Microsoft, IBM, and other IT titans are patenting brainwave-reading technologies they aim to employ in creating a technological ecosystem that works with our brains rather than against them, reports The Huffington Post. Their aim is to improve productivity. How great it would be, for example, to be able to block distracting notifications when we need to really focus.
Our consumption behaviors are also being affected by neurotechnology. Consumer-research behemoth Nielsen has an entire neuroscience division dedicated to measuring consumers at their most fundamental level — their brain activity. Nielsen patents show neurotechnology applications incorporating multidisciplinary approaches with other cutting-edge technologies such as virtual reality systems, and even how these same research approaches could be used to improve home-based healthcare.
But neurotechnology isn’t just geared towards monitoring brain activity. Significant venture funding and patent activity is being directed at products that can enhance brain functioning through neurocognitive training and through cutting-edge (and not fully tested) magnetic and electrical stimulation devices.
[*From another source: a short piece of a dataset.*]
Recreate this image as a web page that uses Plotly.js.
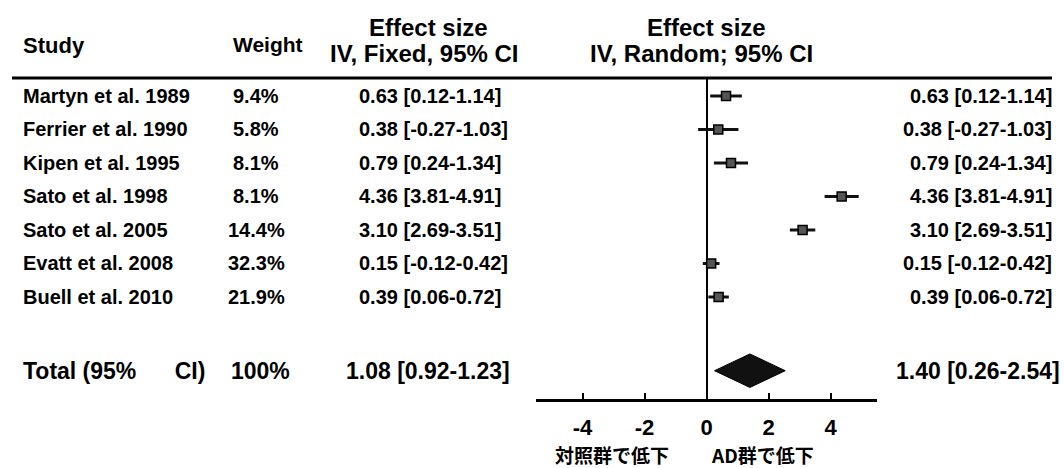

While ten of the twenty top neurotech IP holders are publicly traded companies, start-up Thync raised $13M dollars from Khosla Ventures and other investors in 2014 to commercialize transcranial stimulation as the “new coffee” for a mainstream audience.
[Neurotechnology] is a disruptive force that will impact major parts of every industry, creating new opportunities for entrepreneurs, companies, and investors on the cutting edge to take leadership roles in upgrading entertainment, health, education, wellness and more.